[EDITORIALS]Soaking the rich and poorThe National Tax Service has launched an all-out effort to increase tax revenue, by strengthening tax investigations on businesses and by other means. In order to make up for the deficiency in revenue, the agency is said to have decided to control more strictly taxpayers who pay corporate and income taxes and press them from all sides. In the case of big businesses, the interval for detailed investigations will be shortened to four years from five, and for medium and small businesses, the number of companies to be investigated will be increased through random selection.
It is said that there is no business here that pays the true amount of taxes it should. Therefore, tax revenue will certainly increase if the agency expands tax investigations like this. But the businesses and individuals that are investigated will naturally think that they are being victimized unfairly.
The fundamental reason why the government is trying to expand the sources of taxation so desperately is that revenue is far below the amount the government has targeted due to slow business conditions. The budget deficit, which was only 282.7 billion won ($268 million) in 2003, increased to 4.3 trillion won last year. It is estimated that this year’s deficit will amount to 4.6 trillion won and next year’s will be 7.8 trillion won. Because the economic stagnation is prolonged, the ability of the people to pay taxes has gone down. But the government has not reduced expenditure. Rather, it has increased spending on income redistribution and welfare. There is no other way but issuing more government bonds or squeezing more taxes from taxpayers to make up for the deficit. After all, expanding tax investigations is nothing but transferring the burden of financial deficit to the taxpayers.

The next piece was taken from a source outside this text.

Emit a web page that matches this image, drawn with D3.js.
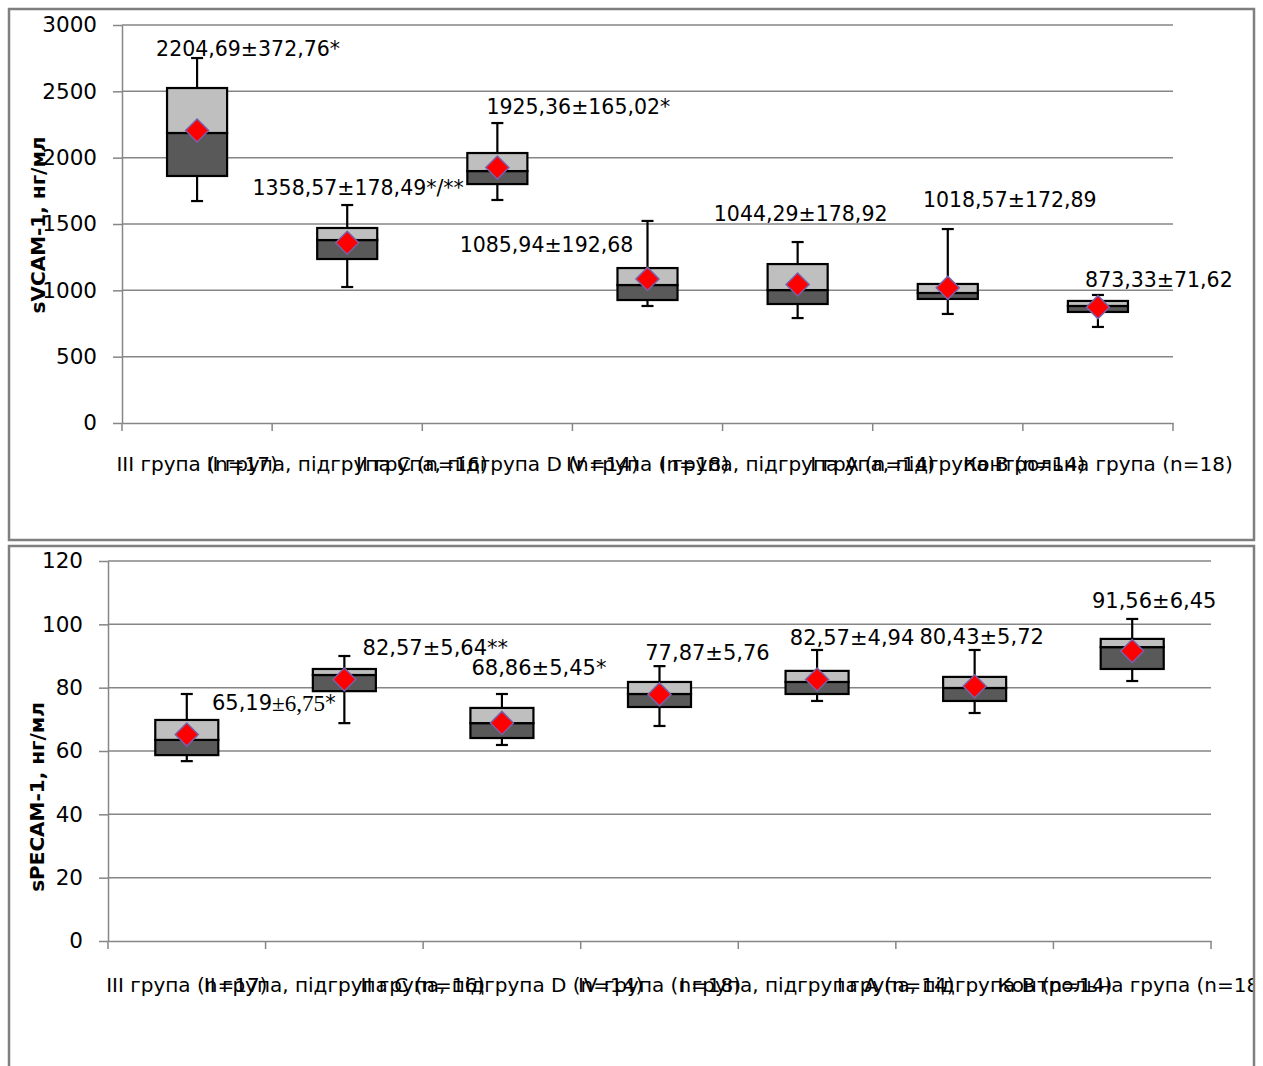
<!DOCTYPE html>
<html><head><meta charset="utf-8">
<script src="https://cdn.jsdelivr.net/npm/d3@7"></script>
<style>body{margin:0;background:#fff} svg{display:block}</style>
</head><body>
<svg id="c" width="1263" height="1066"></svg>
<script>
// ---------- DATA ----------
const categories = [
  "III група (n=17)",
  "II група, підгрупа C (n=16)",
  "II група, підгрупа D (n=14)",
  "IV група (n=18)",
  "I група, підгрупа A (n=14)",
  "I група, підгрупа B (n=14)",
  "Контрольна група (n=18)"
];

// sVCAM-1, нг/мл
const vcamMin    = [1673, 1025, 1681,  882,  791,  822, 724];
const vcamQ1     = [1862, 1236, 1801,  927,  897,  935, 837];
const vcamMedian = [2186, 1379, 1899, 1040, 1002,  980, 882];
const vcamQ3     = [2525, 1470, 2035, 1168, 1198, 1048, 920];
const vcamMax    = [2751, 1643, 2261, 1523, 1364, 1462, 965];
const vcamMean   = [2204.69, 1358.57, 1925.36, 1085.94, 1044.29, 1018.57, 873.33];
const vcamLabels = ["2204,69±372,76*", "1358,57±178,49*/**", "1925,36±165,02*",
                    "1085,94±192,68", "1044,29±178,92", "1018,57±172,89", "873,33±71,62"];
const vcamTicks  = [0, 500, 1000, 1500, 2000, 2500, 3000];

// sPECAM-1, нг/мл
const pecamMin    = [56.8, 68.8, 61.9, 67.9, 75.8, 72.0, 82.1];
const pecamQ1     = [58.7, 78.9, 64.1, 73.9, 78.0, 75.8, 85.9];
const pecamMedian = [63.5, 84.0, 68.8, 78.0, 81.8, 79.9, 92.8];
const pecamQ3     = [69.8, 85.9, 73.6, 81.8, 85.3, 83.4, 95.4];
const pecamMax    = [78.0, 90.0, 78.0, 86.8, 91.9, 91.9, 101.7];
const pecamMean   = [65.19, 82.57, 68.86, 77.87, 82.57, 80.43, 91.56];
const pecamLabels = ["65,19±6,75*", "82,57±5,64**", "68,86±5,45*",
                     "77,87±5,76", "82,57±4,94", "80,43±5,72", "91,56±6,45"];
const pecamTicks  = [0, 20, 40, 60, 80, 100, 120];

// ---------- LAYOUT (positions / styles, separate from data) ----------
const vcamLabelOffset  = [[51,-82],[11,-55],[81,-61],[-101,-34],[3,-70],[62,-88],[61,-27]];
const pecamLabelOffset = [[87,-32],[91,-32],[37,-55],[48,-41],[35,-42],[7,-49],[22,-50]];
const pecamSerifLabel  = [true, false, false, false, false, false, false];

const FONT = "'DejaVu Sans', 'Noto Sans', sans-serif";
const SERIF = "'Liberation Serif', 'DejaVu Serif', serif";
const GRID = "#868686";
const svg = d3.select("#c");

function drawChart(o) {
  const clipId = "clip" + o.id;
  svg.append("clipPath").attr("id", clipId).append("rect")
    .attr("x", o.frame[0]).attr("y", o.frame[1]).attr("width", o.frame[2]).attr("height", o.frame[3]);
  const root = svg.append("g");
  const g = root.append("g").attr("clip-path", `url(#${clipId})`);

  const x = d3.scaleBand().domain(categories).range([o.left, o.right]);
  const y = d3.scaleLinear().domain([0, o.ticks[o.ticks.length - 1]]).range([o.bottom, o.top]);

  // gridlines
  g.append("g").selectAll("line").data(o.ticks.filter(t => t > 0)).join("line")
    .attr("x1", o.left).attr("x2", o.right)
    .attr("y1", d => y(d)).attr("y2", d => y(d))
    .attr("stroke", GRID).attr("stroke-width", 1.5);

  // y axis
  const ya = g.append("g").attr("transform", `translate(${o.left},0)`)
    .call(d3.axisLeft(y).tickValues(o.ticks).tickFormat(d3.format("d"))
      .tickSizeInner(9).tickSizeOuter(0).tickPadding(16));
  ya.select(".domain").attr("stroke", GRID).attr("stroke-width", 1.5);
  ya.selectAll(".tick line").attr("stroke", GRID).attr("stroke-width", 1.5);
  ya.selectAll(".tick text").attr("font-family", FONT).attr("font-size", 21.5).attr("fill", "#000");

  // x axis
  const xa = g.append("g").attr("transform", `translate(0,${o.bottom})`)
    .call(d3.axisBottom(x).tickSize(0).tickSizeOuter(0).tickPadding(o.catPad));
  xa.select(".domain").attr("stroke", GRID).attr("stroke-width", 1.5);
  xa.selectAll(".tick text").attr("font-family", FONT).attr("font-size", 20).attr("fill", "#000");
  const bounds = categories.map(c => x(c)).concat([o.right]);
  xa.append("g").selectAll("line").data(bounds).join("line")
    .attr("x1", d => d).attr("x2", d => d).attr("y1", 0).attr("y2", 8)
    .attr("stroke", GRID).attr("stroke-width", 1.5);

  // y title
  g.append("text")
    .attr("transform", `translate(${o.titleX},${o.titleY}) rotate(-90)`)
    .attr("text-anchor", "middle")
    .attr("font-family", FONT).attr("font-weight", "bold").attr("font-size", 20)
    .text(o.title);

  const bw = x.bandwidth() * 0.4;
  const cx = i => x(categories[i]) + x.bandwidth() / 2;
  const idx = d3.range(categories.length);

  // whiskers
  const wg = g.append("g").attr("stroke", "#000").attr("stroke-width", 2.2);
  wg.selectAll(".wu").data(idx).join("line")
    .attr("x1", cx).attr("x2", cx).attr("y1", i => y(o.q3[i])).attr("y2", i => y(o.max[i]));
  wg.selectAll(".wl").data(idx).join("line")
    .attr("x1", cx).attr("x2", cx).attr("y1", i => y(o.q1[i])).attr("y2", i => y(o.min[i]));
  wg.selectAll(".cu").data(idx).join("line")
    .attr("x1", i => cx(i) - 6).attr("x2", i => cx(i) + 6).attr("y1", i => y(o.max[i])).attr("y2", i => y(o.max[i]));
  wg.selectAll(".cl").data(idx).join("line")
    .attr("x1", i => cx(i) - 6).attr("x2", i => cx(i) + 6).attr("y1", i => y(o.min[i])).attr("y2", i => y(o.min[i]));

  // boxes
  const bg = g.append("g").attr("stroke", "#000").attr("stroke-width", 2.2);
  bg.selectAll(".lo").data(idx).join("rect")
    .attr("x", i => cx(i) - bw / 2).attr("width", bw)
    .attr("y", i => y(o.median[i])).attr("height", i => y(o.q1[i]) - y(o.median[i]))
    .attr("fill", "#595959");
  bg.selectAll(".hi").data(idx).join("rect")
    .attr("x", i => cx(i) - bw / 2).attr("width", bw)
    .attr("y", i => y(o.q3[i])).attr("height", i => y(o.median[i]) - y(o.q3[i]))
    .attr("fill", "#bfbfbf");

  // means
  const sym = d3.symbol().type(d3.symbolSquare).size(265);
  g.append("g").selectAll("path").data(idx).join("path")
    .attr("d", sym)
    .attr("transform", i => `translate(${cx(i)},${y(o.mean[i])}) rotate(45)`)
    .attr("fill", "#ff0000").attr("stroke", "#7a5fa8").attr("stroke-width", 1.5);

  // data labels
  const lg = g.append("g").selectAll("text").data(idx).join("text")
    .attr("x", i => cx(i) + o.labelOffset[i][0])
    .attr("y", i => y(o.mean[i]) + o.labelOffset[i][1])
    .attr("text-anchor", "middle").attr("dominant-baseline", "central")
    .attr("font-family", FONT).attr("font-size", o.labelSize).attr("fill", "#000");
  lg.each(function(i) {
    const t = d3.select(this);
    const s = o.labels[i];
    if (o.serif && o.serif[i]) {
      const p = s.indexOf("±");
      const star = s.indexOf("*");
      t.append("tspan").text(s.slice(0, p));
      t.append("tspan").attr("font-family", SERIF).attr("font-size", o.labelSize * 1.1).text(s.slice(p, star));
      t.append("tspan").text(s.slice(star));
    } else {
      t.text(s);
    }
  });

  // frame
  root.append("rect")
    .attr("x", o.frame[0]).attr("y", o.frame[1]).attr("width", o.frame[2]).attr("height", o.frame[3])
    .attr("fill", "none").attr("stroke", "#7f7f7f").attr("stroke-width", 2.5);
}

drawChart({
  id: "top", frame: [9, 9, 1245, 531],
  left: 122, right: 1173, top: 25, bottom: 423, catPad: 34,
  ticks: vcamTicks, title: "sVCAM-1, нг/мл", titleX: 45, titleY: 225,
  min: vcamMin, q1: vcamQ1, median: vcamMedian, q3: vcamQ3, max: vcamMax, mean: vcamMean,
  labels: vcamLabels, labelOffset: vcamLabelOffset, labelSize: 20.5
});

drawChart({
  id: "bot", frame: [9, 546, 1245, 600],
  left: 108, right: 1211, top: 561, bottom: 941, catPad: 37,
  ticks: pecamTicks, title: "sPECAM-1, нг/мл", titleX: 44, titleY: 797,
  min: pecamMin, q1: pecamQ1, median: pecamMedian, q3: pecamQ3, max: pecamMax, mean: pecamMean,
  labels: pecamLabels, labelOffset: pecamLabelOffset, labelSize: 21, serif: pecamSerifLabel
});
</script>
</body></html>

However, the decision to expand the sources of taxation through investigations is a bad policy. It is naive for the government to think it can get the necessary funds through tax investigations without making an effort to reduce budget expenditure. In the early days of the present administration, the agency pledged not to launch tax investigations in order to boost the economy. The economy has not yet recovered, and it is damaging to the recovery and to the credibility of the tax administration if the government increases the scope of tax investigations to secure more cash. Tax investigations should never be used as an expedient means of increasing financial inflow. Before collecting more taxes, the government must first think of ways to reduce expenditure.